Desde el discurso del dictador anónimo —en medio de saltos y piruetas estrafalarias— a los inventos bélicos que muestra con cierta ingenuidad arrogante, el guión avanza para mostrar una completa reflexión sobre el miedo, la violencia convertida en discurso político. Para el recuerdo, el baile del dictador con el globo terráqueo: Uno de los momentos cumbres no solo de la película sino de la historia del cine. Una durísima alegoría sobre el pensamiento político destructor y sus inmediatas consecuencias.

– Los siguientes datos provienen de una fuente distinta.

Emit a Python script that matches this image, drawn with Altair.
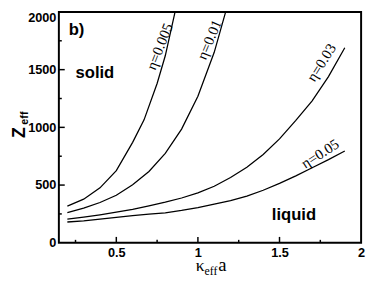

Algo parecido hace el guion de Doctor Strangelove, que se cuestiona de manera muy dura y pesimista el futuro de la humanidad e incluso el de la raza humana. Lo hace además a través de un humor delirante y surreal, que ridiculiza esa percepción del poder actual y sus consecuencias. No obstante, la película no utiliza la ironía y la sátira de manera moralizante y quizás, ese es su mayor fruto. No ofrece respuestas ni tampoco análisis morales, sino que se limita a transgredir un límite invisible sobre el temor hacia el futuro y sus infinitas implicaciones. Una percepción sobre la identidad humana como germen de todo tipo de desgracias y más allá de eso, como elemento fundamental en su propia destrucción.
¿Será recordada Sound of Freedom por su mensaje o su astuta publicidad? Solo el tiempo lo dirá.